EXERCISE AIM - In the lines below, output everything from the first line through the line containing "import numpy as np" exactly as it is. Pictures are not part of the output.

COLLECTED DATA -
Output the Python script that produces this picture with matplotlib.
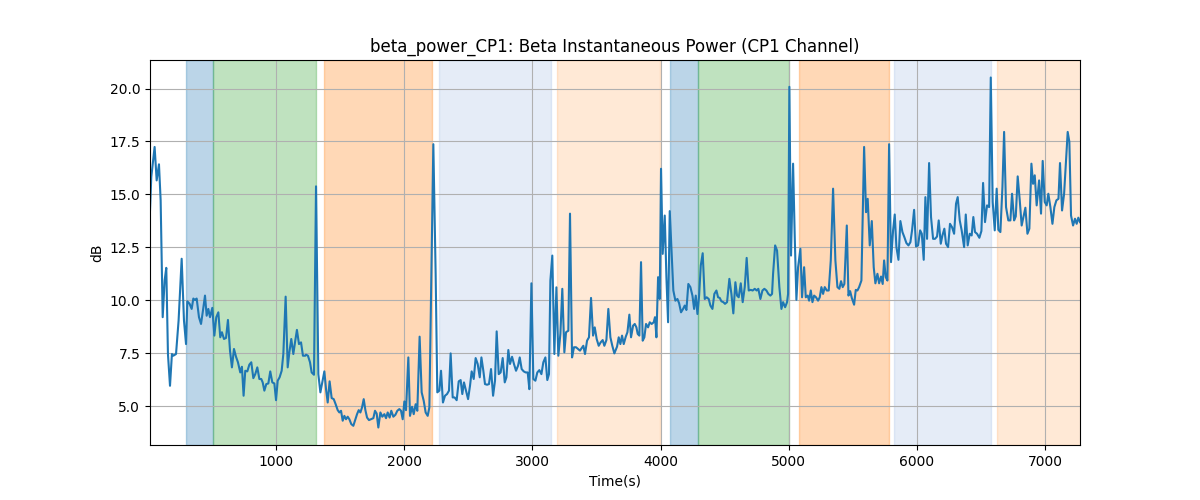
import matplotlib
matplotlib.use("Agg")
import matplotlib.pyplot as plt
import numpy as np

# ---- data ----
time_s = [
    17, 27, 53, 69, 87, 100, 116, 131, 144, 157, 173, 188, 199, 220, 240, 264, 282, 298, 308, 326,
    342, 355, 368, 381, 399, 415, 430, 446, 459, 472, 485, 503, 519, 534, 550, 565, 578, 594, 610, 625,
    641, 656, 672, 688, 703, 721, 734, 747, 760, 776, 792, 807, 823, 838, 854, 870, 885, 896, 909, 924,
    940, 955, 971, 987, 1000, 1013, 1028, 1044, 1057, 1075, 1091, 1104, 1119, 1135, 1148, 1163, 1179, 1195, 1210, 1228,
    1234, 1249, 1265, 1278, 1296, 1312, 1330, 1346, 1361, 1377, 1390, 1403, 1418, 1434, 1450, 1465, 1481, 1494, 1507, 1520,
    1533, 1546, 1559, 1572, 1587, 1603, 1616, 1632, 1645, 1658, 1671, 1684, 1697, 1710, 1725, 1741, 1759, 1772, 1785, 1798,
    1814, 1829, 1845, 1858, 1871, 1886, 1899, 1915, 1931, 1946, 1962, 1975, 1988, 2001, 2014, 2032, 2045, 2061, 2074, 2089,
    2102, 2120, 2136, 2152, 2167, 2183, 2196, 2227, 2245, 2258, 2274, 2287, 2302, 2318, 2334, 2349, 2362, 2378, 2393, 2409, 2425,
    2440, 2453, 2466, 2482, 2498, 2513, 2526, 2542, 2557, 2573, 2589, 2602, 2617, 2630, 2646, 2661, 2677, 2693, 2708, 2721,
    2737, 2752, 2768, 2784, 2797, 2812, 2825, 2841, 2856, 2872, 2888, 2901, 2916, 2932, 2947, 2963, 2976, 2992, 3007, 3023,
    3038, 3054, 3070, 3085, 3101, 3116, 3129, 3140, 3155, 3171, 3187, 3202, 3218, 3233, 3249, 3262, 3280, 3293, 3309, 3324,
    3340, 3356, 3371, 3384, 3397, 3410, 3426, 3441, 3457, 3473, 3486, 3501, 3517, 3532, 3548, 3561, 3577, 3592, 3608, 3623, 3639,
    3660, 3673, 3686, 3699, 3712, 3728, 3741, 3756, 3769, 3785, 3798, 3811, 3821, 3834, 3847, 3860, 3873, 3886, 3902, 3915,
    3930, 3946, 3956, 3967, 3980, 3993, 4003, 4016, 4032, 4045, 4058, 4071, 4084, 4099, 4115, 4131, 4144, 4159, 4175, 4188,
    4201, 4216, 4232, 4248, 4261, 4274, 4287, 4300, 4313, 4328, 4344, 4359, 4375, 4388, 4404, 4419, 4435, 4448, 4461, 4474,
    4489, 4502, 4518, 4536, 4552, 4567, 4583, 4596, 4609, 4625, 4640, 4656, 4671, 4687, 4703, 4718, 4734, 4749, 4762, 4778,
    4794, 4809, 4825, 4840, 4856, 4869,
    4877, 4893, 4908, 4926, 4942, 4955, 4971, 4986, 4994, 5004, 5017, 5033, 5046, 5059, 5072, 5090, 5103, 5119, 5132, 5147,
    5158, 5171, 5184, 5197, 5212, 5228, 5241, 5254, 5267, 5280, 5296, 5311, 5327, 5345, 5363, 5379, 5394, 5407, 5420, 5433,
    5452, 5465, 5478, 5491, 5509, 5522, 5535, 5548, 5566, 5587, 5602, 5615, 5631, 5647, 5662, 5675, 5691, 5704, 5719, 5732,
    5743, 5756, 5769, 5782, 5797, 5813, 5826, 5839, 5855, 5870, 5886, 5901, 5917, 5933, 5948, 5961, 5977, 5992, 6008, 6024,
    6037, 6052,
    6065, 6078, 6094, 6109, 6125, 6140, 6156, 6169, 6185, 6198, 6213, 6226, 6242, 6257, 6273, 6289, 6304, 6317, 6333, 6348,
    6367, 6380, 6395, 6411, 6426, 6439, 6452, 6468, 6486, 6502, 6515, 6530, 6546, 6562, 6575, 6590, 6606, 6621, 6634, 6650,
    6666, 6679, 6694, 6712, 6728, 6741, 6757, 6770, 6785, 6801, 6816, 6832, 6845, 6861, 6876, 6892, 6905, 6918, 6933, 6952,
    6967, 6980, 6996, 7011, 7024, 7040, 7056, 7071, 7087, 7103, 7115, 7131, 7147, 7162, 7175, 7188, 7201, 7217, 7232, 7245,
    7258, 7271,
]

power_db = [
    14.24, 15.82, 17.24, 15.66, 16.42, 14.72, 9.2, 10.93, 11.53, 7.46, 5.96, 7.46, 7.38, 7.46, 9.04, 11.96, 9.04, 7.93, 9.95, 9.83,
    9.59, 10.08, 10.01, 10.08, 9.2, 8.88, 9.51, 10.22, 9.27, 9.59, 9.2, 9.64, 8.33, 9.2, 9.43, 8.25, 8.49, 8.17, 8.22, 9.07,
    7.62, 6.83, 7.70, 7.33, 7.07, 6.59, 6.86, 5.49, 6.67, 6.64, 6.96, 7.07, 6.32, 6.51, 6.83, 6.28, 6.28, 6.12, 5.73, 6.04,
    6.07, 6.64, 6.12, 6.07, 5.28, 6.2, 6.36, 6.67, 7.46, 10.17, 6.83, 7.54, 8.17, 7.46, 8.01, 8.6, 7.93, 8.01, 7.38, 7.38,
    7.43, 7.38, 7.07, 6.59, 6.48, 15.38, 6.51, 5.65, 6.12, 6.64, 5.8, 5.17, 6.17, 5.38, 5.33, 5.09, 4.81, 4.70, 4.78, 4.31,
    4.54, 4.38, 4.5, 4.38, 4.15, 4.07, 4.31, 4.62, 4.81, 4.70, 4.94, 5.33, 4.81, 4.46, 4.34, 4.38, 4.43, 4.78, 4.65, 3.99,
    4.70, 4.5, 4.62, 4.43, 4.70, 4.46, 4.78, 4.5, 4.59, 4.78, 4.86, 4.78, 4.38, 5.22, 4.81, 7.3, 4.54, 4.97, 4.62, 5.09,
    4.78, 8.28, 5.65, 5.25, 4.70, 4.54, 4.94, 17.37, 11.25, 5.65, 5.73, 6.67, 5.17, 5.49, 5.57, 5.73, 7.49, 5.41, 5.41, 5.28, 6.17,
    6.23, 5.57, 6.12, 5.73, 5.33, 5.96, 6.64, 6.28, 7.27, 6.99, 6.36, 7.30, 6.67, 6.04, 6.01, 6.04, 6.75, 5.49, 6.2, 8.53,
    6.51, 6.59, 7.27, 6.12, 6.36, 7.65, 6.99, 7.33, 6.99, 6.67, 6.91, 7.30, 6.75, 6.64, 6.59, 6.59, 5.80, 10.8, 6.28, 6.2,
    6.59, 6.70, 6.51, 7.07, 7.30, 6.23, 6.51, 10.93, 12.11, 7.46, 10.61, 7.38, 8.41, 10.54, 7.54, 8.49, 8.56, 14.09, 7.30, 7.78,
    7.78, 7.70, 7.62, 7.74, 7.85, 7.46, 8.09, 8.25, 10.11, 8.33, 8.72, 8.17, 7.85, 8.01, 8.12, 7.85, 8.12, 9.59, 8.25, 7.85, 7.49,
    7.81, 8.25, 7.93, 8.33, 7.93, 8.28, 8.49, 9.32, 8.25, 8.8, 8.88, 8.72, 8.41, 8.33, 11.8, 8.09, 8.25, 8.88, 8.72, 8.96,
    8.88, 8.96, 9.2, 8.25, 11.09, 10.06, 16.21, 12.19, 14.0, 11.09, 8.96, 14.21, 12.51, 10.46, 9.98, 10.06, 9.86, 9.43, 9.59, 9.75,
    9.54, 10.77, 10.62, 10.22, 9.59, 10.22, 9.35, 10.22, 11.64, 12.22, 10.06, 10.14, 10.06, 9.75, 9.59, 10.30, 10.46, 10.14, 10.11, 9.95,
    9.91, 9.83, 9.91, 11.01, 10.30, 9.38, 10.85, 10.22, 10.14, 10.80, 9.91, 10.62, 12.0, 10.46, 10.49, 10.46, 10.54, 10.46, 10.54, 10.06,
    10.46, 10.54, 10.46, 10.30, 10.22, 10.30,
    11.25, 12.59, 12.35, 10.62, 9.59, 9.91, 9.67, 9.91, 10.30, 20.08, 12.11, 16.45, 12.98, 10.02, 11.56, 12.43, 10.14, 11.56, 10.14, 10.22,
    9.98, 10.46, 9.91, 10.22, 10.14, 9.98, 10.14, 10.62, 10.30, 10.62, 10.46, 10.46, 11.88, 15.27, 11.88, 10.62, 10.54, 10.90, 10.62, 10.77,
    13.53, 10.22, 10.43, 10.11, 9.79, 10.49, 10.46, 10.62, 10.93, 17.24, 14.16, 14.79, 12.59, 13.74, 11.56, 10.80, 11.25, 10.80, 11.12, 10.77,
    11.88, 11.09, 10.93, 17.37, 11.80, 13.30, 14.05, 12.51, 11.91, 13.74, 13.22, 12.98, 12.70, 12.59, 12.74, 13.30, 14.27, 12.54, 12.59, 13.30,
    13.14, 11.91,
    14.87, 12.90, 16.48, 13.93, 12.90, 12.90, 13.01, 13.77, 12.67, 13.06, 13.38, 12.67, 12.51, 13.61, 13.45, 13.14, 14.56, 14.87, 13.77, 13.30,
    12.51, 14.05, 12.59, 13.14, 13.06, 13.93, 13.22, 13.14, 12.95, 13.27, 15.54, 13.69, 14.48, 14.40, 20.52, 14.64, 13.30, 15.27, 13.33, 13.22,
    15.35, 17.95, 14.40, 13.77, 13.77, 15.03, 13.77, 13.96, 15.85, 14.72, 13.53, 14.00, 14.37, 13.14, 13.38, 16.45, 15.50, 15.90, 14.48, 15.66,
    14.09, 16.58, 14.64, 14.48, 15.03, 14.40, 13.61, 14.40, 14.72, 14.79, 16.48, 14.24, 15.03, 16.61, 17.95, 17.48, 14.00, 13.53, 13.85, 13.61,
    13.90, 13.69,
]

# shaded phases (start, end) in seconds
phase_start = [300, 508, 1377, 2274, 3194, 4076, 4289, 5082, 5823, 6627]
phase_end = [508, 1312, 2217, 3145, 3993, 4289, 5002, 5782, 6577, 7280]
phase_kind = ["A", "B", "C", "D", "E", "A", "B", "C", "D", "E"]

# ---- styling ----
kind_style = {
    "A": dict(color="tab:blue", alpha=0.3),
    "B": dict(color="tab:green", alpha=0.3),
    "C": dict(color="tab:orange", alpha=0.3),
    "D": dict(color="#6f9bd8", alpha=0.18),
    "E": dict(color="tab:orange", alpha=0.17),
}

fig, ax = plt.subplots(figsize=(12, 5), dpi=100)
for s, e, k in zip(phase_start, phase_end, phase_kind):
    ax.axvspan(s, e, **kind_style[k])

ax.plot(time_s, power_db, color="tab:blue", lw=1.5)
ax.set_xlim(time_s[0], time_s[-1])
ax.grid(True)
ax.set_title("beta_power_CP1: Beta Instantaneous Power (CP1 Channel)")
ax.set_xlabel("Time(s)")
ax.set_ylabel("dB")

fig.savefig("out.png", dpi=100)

EXPECTED ANSWER -
Output the Python script that produces this picture with matplotlib.
import matplotlib
matplotlib.use("Agg")
import matplotlib.pyplot as plt
import numpy as np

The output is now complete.